## WHAT THIS TASK INVOLVES
In this exercise, the entries below include pictures. Repeat exactly the lines from the line with "Output the Python" to the line with "title = 'In %. Total \u20ac4.1 billion'", including both, but without the pictures.

## DATA SHOWN

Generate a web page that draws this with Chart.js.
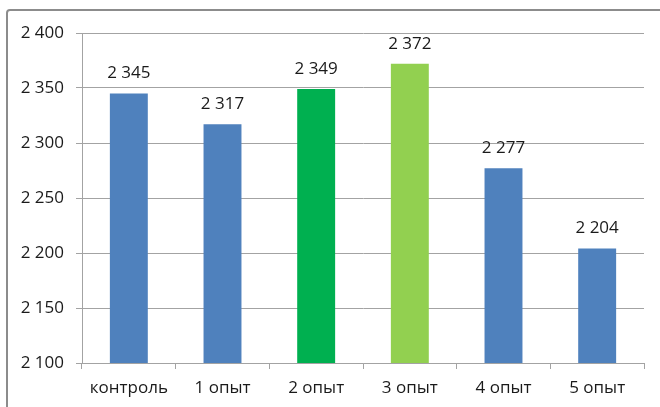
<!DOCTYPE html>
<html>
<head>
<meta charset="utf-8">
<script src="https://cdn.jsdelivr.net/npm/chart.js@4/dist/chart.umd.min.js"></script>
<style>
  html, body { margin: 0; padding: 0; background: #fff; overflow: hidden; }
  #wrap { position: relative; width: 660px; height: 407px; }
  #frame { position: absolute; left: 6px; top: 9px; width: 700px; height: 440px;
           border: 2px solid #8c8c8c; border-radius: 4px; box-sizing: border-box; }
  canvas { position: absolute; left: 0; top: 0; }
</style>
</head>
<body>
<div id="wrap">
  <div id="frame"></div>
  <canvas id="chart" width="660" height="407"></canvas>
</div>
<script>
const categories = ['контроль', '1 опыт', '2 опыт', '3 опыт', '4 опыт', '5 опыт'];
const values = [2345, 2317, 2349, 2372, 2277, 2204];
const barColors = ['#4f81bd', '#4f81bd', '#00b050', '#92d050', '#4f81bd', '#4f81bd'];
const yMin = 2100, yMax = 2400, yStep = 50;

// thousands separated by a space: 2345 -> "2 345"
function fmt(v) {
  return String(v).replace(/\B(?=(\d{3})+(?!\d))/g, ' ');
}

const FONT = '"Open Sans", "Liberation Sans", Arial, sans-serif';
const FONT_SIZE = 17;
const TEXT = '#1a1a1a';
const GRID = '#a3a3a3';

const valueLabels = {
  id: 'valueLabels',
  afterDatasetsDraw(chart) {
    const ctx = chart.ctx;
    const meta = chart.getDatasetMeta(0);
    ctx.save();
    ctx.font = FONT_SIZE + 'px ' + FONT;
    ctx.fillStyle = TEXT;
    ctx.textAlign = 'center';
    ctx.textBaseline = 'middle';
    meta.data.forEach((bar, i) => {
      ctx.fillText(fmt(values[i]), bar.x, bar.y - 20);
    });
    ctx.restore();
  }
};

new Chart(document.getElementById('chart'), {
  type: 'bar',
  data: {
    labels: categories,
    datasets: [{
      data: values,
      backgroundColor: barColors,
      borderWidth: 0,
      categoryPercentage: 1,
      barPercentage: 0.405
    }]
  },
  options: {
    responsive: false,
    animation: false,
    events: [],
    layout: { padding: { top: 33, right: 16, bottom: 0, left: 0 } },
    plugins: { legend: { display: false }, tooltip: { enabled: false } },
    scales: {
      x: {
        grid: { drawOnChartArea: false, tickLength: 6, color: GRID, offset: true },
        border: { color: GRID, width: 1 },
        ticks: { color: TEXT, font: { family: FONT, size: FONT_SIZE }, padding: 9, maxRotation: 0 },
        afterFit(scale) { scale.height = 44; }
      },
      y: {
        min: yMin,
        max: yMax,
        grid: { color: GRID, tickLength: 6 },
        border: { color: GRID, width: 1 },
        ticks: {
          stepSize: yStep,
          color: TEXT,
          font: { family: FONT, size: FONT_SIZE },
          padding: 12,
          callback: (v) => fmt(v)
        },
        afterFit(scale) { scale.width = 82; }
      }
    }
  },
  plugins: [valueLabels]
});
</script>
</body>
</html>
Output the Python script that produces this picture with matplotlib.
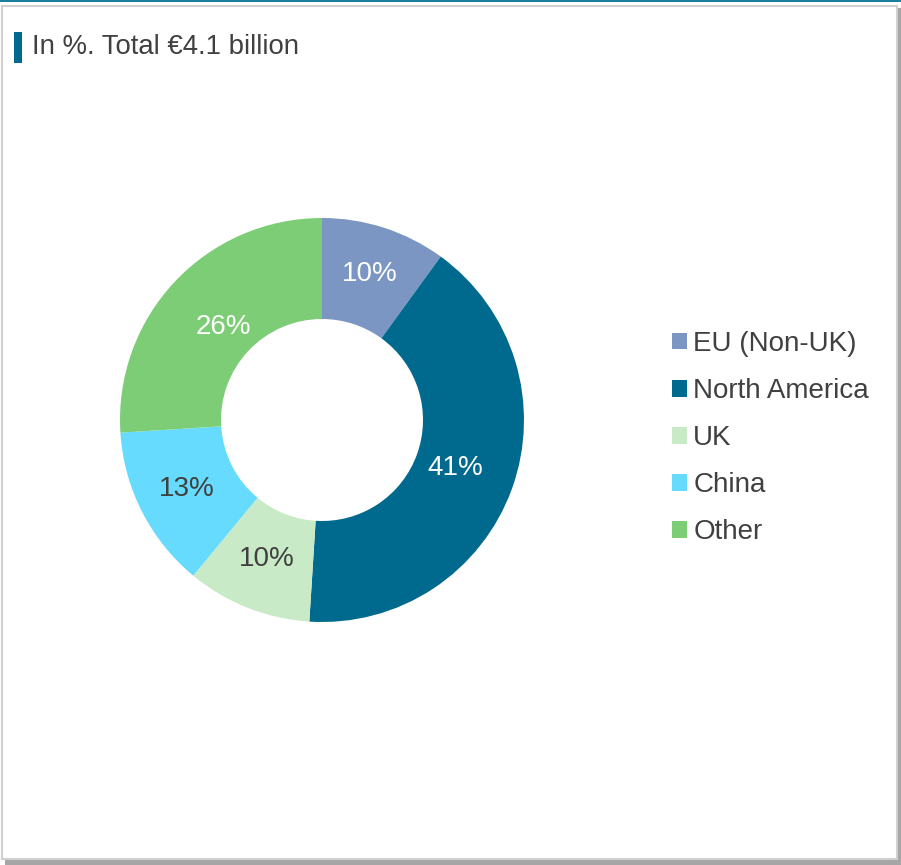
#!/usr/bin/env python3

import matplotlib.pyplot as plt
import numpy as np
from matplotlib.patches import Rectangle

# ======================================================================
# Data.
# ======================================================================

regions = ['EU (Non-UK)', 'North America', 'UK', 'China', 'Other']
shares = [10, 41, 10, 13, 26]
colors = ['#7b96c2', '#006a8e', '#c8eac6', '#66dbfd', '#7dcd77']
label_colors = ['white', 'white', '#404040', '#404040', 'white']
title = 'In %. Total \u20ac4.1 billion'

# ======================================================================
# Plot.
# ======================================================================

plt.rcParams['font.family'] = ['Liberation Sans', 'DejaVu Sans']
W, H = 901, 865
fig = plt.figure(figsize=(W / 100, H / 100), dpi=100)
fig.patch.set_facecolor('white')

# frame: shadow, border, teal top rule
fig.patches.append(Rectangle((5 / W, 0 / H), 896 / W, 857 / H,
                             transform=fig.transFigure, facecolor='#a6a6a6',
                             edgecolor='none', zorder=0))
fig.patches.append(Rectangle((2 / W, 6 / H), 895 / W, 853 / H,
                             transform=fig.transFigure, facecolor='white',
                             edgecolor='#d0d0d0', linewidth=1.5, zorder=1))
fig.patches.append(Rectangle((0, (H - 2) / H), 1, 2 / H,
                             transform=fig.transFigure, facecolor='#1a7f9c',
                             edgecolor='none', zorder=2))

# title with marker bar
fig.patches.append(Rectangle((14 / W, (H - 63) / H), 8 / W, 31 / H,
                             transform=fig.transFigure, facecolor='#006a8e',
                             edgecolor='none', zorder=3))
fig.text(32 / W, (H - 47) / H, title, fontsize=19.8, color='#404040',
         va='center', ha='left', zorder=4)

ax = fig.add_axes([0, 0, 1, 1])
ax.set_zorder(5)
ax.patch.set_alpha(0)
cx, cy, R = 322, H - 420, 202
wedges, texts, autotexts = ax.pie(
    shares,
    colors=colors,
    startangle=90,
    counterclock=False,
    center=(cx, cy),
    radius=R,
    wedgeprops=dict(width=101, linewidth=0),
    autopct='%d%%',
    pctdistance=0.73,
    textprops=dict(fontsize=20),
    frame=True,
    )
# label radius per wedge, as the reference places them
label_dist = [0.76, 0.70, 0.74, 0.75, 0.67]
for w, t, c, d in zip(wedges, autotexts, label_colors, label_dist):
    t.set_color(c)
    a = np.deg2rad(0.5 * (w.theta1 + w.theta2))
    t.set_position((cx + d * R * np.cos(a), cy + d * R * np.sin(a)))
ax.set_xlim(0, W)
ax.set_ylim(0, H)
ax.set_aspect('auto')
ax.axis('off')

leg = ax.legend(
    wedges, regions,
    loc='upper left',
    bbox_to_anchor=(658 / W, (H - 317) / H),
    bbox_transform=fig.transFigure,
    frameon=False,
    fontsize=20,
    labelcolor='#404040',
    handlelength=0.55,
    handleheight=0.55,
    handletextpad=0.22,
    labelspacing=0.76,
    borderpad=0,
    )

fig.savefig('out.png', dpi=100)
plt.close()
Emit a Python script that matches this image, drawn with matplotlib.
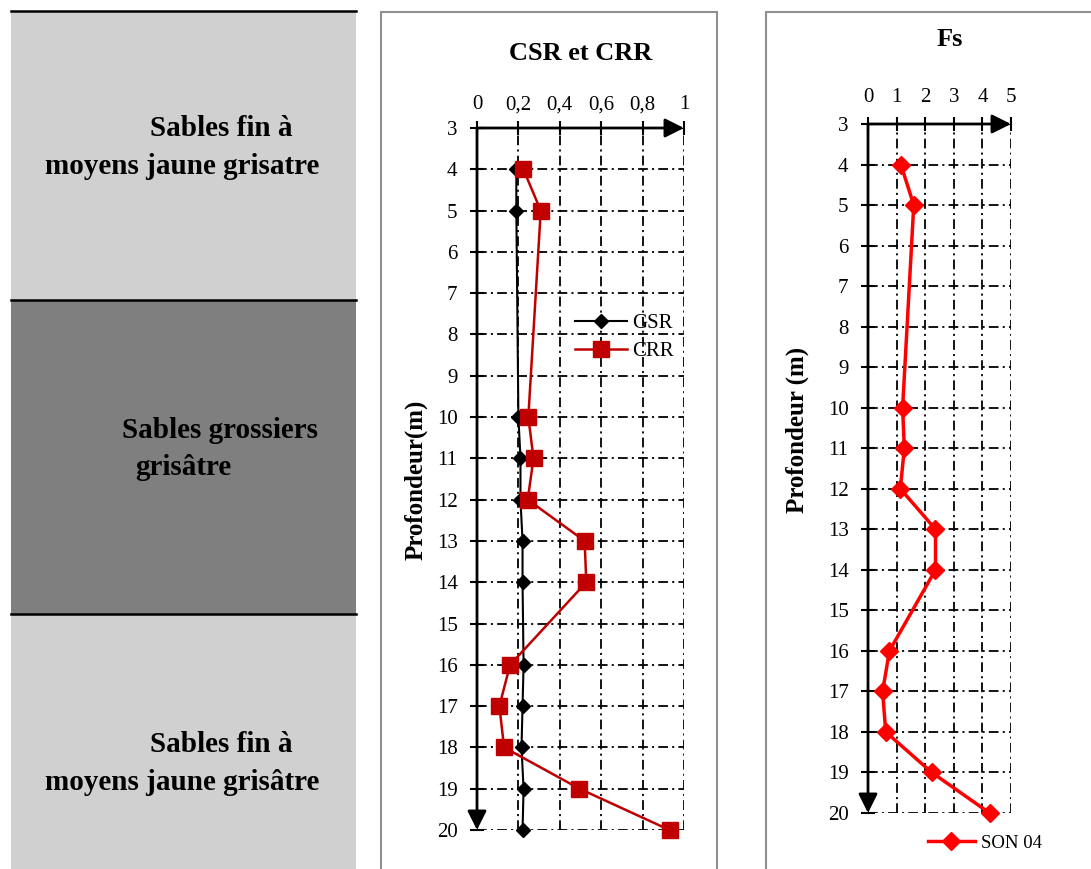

## SOLVED EXERCISE
Output the Python script that produces this picture with matplotlib.
#!/usr/bin/env python3

import matplotlib.pyplot as plt
import numpy as np
from matplotlib.patches import Rectangle

# ======================================================================
# Data.
# ======================================================================

regions = ['EU (Non-UK)', 'North America', 'UK', 'China', 'Other']
shares = [10, 41, 10, 13, 26]
colors = ['#7b96c2', '#006a8e', '#c8eac6', '#66dbfd', '#7dcd77']
label_colors = ['white', 'white', '#404040', '#404040', 'white']
title = 'In %. Total \u20ac4.1 billion'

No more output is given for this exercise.